Il y a, enfin, le cas de cet Anthemis Aggressor. Plus de douze minutes de bordures ultra-rythmiques encadrant des tourbillons psyché-kraut totalement instrumentaux qui donnent le tournis, sans échappatoire possible. Et pour rien au monde on ne voudrait rater quoi que ce soit de cette tempête d’acid hard aussi violemment multicolore qu’elle réussit à filer droit. Peut-être parce que Mamie, toujours elle, a décidé qu’en plus des veggie burgers elle ferait aussi de la choucroute allemande A.O.C. à dîner. 

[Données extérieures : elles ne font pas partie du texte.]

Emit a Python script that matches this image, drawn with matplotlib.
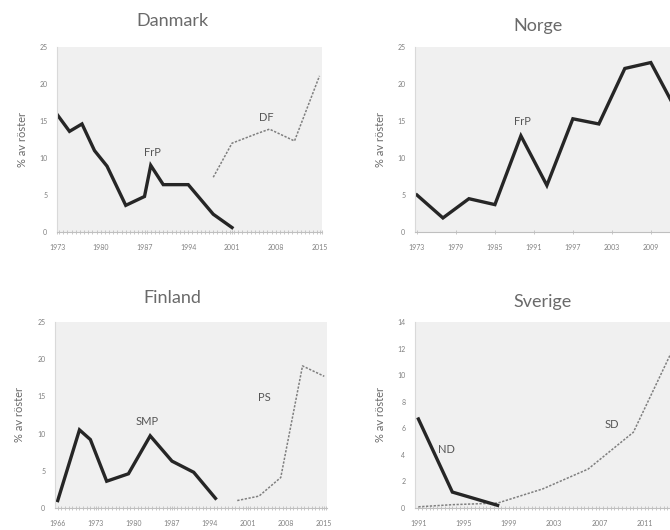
"""Stöd för populistiska högerpartier i Norden, fyra små diagram."""
import matplotlib

matplotlib.use("Agg")

import matplotlib.pyplot as plt
from matplotlib.ticker import MultipleLocator

plt.rcParams["font.family"] = ["Lato", "DejaVu Sans"]

FARG = {
    "ink": "#262626",
    "text": "#6a6a6a",
    "tick": "#808080",
    "dotted": "#7f7f7f",
    "bg": "#f0f0f0",
    "axis": "#bfbfbf",
    "yaxis": "#d9d9d9",
}

# --- data -------------------------------------------------------------------
dk_frp_ar = [1973, 1975, 1977, 1979, 1981, 1984, 1987, 1988, 1990, 1994, 1998, 2001]
dk_frp = [15.9, 13.6, 14.6, 11.0, 8.9, 3.6, 4.8, 9.0, 6.4, 6.4, 2.4, 0.6]
dk_df_ar = [1998, 2001, 2005, 2007, 2011, 2015]
dk_df = [7.4, 12.0, 13.3, 13.9, 12.3, 21.1]
dk_ticks = [1973, 1980, 1987, 1994, 2001, 2008, 2015]

no_frp_ar = [1973, 1977, 1981, 1985, 1989, 1993, 1997, 2001, 2005, 2009, 2013]
no_frp = [5.0, 1.9, 4.5, 3.7, 13.0, 6.3, 15.3, 14.6, 22.1, 22.9, 16.3]
no_ticks = [1973, 1979, 1985, 1991, 1997, 2003, 2009]

fi_smp_ar = [1966, 1970, 1972, 1975, 1979, 1983, 1987, 1991, 1995]
fi_smp = [1.0, 10.5, 9.2, 3.6, 4.6, 9.7, 6.3, 4.8, 1.3]
fi_ps_ar = [1999, 2003, 2007, 2011, 2015]
fi_ps = [1.0, 1.6, 4.1, 19.1, 17.7]
fi_ticks = [1966, 1973, 1980, 1987, 1994, 2001, 2008, 2015]

se_nd_ar = [1991, 1994, 1998]
se_nd = [6.7, 1.2, 0.2]
se_sd_ar = [1991, 1994, 1998, 2002, 2006, 2010, 2014]
se_sd = [0.09, 0.25, 0.37, 1.44, 2.93, 5.7, 12.86]
se_ticks = [1991, 1995, 1999, 2003, 2007, 2011]

fig = plt.figure(figsize=(6.7, 5.3), dpi=100)
W, H = 670, 530


def _ax(left, top, right, bottom):
    # position i pixlar -> figurandelar
    return fig.add_axes([left / W, 1 - bottom / H, (right - left) / W, (bottom - top) / H])


def _setup(ax, xlim, ylim, ystep, xticks, minor=None):
    ax.set_facecolor(FARG["bg"])
    ax.set_xlim(*xlim)
    ax.set_ylim(*ylim)
    ax.spines["top"].set_visible(False)
    ax.spines["right"].set_visible(False)
    ax.spines["left"].set_color(FARG["yaxis"])
    ax.spines["bottom"].set_color(FARG["axis"])
    ax.spines["left"].set_linewidth(0.8)
    ax.spines["bottom"].set_linewidth(0.8)
    ax.yaxis.set_major_locator(MultipleLocator(ystep))
    ax.set_xticks(xticks)
    if minor:
        ax.xaxis.set_minor_locator(MultipleLocator(minor))
    ax.tick_params(axis="both", which="both", labelsize=5, colors=FARG["axis"],
                   labelcolor=FARG["tick"], length=2, width=0.6)
    ax.tick_params(axis="x", which="both", direction="inout", length=3, pad=7)
    ax.tick_params(axis="y", length=0, pad=7)
    ax.set_ylabel("% av röster", fontsize=8, color=FARG["text"])
    ax.yaxis.set_label_coords(-0.11, 0.5)


def _titel(x, y, s):
    fig.text(x / W, 1 - y / H, s, ha="center", va="center", fontsize=13, color=FARG["text"])


def _huvud(ax, x, y):
    ax.plot(x, y, color=FARG["ink"], linewidth=2.4, solid_joinstyle="miter")


def _prick(ax, x, y):
    ax.plot(x, y, color=FARG["dotted"], linewidth=1.1, linestyle=(0, (1.5, 1)))


def _etikett(ax, x, y, s):
    ax.text(x, y, s, ha="center", va="center", fontsize=8, color="#555555")


# Danmark
ax = _ax(57, 47, 322, 232)
_setup(ax, (1973, 2015.4), (0, 25), 5, dk_ticks, minor=2 / 3)
_huvud(ax, dk_frp_ar, dk_frp)
_prick(ax, dk_df_ar, dk_df)
_etikett(ax, 1988.2, 10.8, "FrP")
_etikett(ax, 2006.5, 15.5, "DF")
_titel(172, 21, "Danmark")

# Norge (högra kanten skärs av)
ax = _ax(415, 47, 682, 232)
_setup(ax, (1972.7, 2013.8), (0, 25), 5, no_ticks)
_huvud(ax, no_frp_ar, no_frp)
_etikett(ax, 1989.2, 14.9, "FrP")
_titel(538, 26, "Norge")

# Finland
ax = _ax(55, 322, 327, 508)
_setup(ax, (1965.5, 2015.5), (0, 25), 5, fi_ticks, minor=2 / 3)
_huvud(ax, fi_smp_ar, fi_smp)
_prick(ax, fi_ps_ar, fi_ps)
_etikett(ax, 1982.4, 11.6, "SMP")
_etikett(ax, 2004, 14.9, "PS")
_titel(172, 298, "Finland")

# Sverige (högra kanten skärs av)
ax = _ax(415, 322, 682, 508)
_setup(ax, (1990.7, 2014.3), (0, 14), 2, se_ticks, minor=1 / 3)
_prick(ax, se_sd_ar, se_sd)
_huvud(ax, se_nd_ar, se_nd)
_etikett(ax, 1993.5, 4.4, "ND")
_etikett(ax, 2008.1, 6.3, "SD")
_titel(543, 302, "Sverige")

fig.savefig("out.png", dpi=100, facecolor="white")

Évidemment les inébranlables défenseurs de John Dwyer pourraient argumenter que notre homme, complètement obsessionnel et égocentré, a toujours cherché à aller plus loin et que ce n’est pas la moindre de ses qualités. Ce à quoi il serait de bonne guerre de répondre que John Dwyer confond trop souvent « plus loin » avec « ailleurs » et « ailleurs » avec « nulle part » et qu’il ne fait guère de doute qu’avec Thee Oh Sees il n’hésitera pas à l’avenir à refaire n’importe quoi sous prétexte d’avancer. Mais pour l’instant Smote Reverser est un bon album de Thee Oh Sees et même le meilleur du groupe depuis trop longtemps parce que sans temps morts ni moments de faiblesse, alors cela me suffit amplement. Bon appétit et à l’année prochaine.

* après s’être appelé OCS, The Oh Sees, Thee Oh Sees, Thee Ohsees, etc, le groupe a depuis l’album Orc rechangé de nom en le raccourcissant tout simplement en Oh Sees – on s’en fout (?)